Abstract

This article examines the impact of EU law in international commercial arbitration. EU law has become increasingly relevant in the world of commercial arbitration and while this may not at first seem to be a problem, this article argues that EU law has a distinctive nature which makes it fundamentally incompatible with the arbitral legal order. In effect, the EU legal order has developed on the basis of a direct trilateral relationship between disputes involving EU law, national courts and the European Court. When we are concerned with ordinary judicial proceedings, this relationship is classically supported by the ‘principle of effectiveness’ identified in the case-law of the European Court, which requires national procedures to enable individuals to bring claims based on EU law. Crucially, however, the procedural demands that could be made by the EU legal order are limited by the twin ‘principle of national procedural autonomy’, meaning the Court refrains from directly prescribing modalities for access to national courts and leaves discretion for States to set procedures.
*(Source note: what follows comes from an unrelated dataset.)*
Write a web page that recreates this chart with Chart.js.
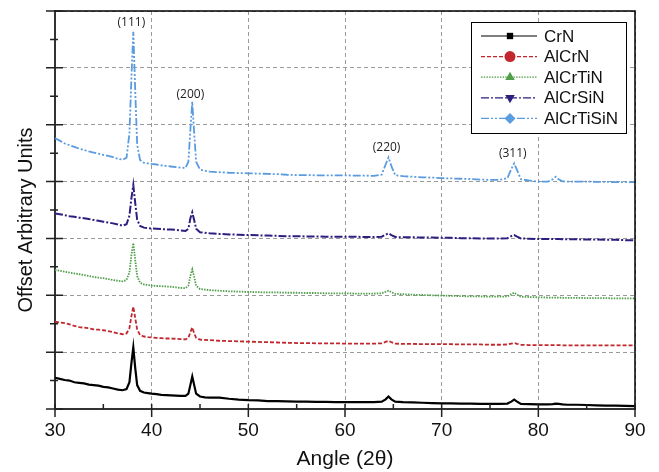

Contrasting with this analytical framework, it is here argued that once claims based on EU law fall within the sphere of arbitration, the principle of national procedural autonomy is inoperative and the EU legal order can dictate the terms of review. It is submitted that the effectiveness of EU law is assured not by the standard principle of effectiveness but by the principle of effective judicial protection, thus securing the procedural primacy of EU law in the arbitral legal order.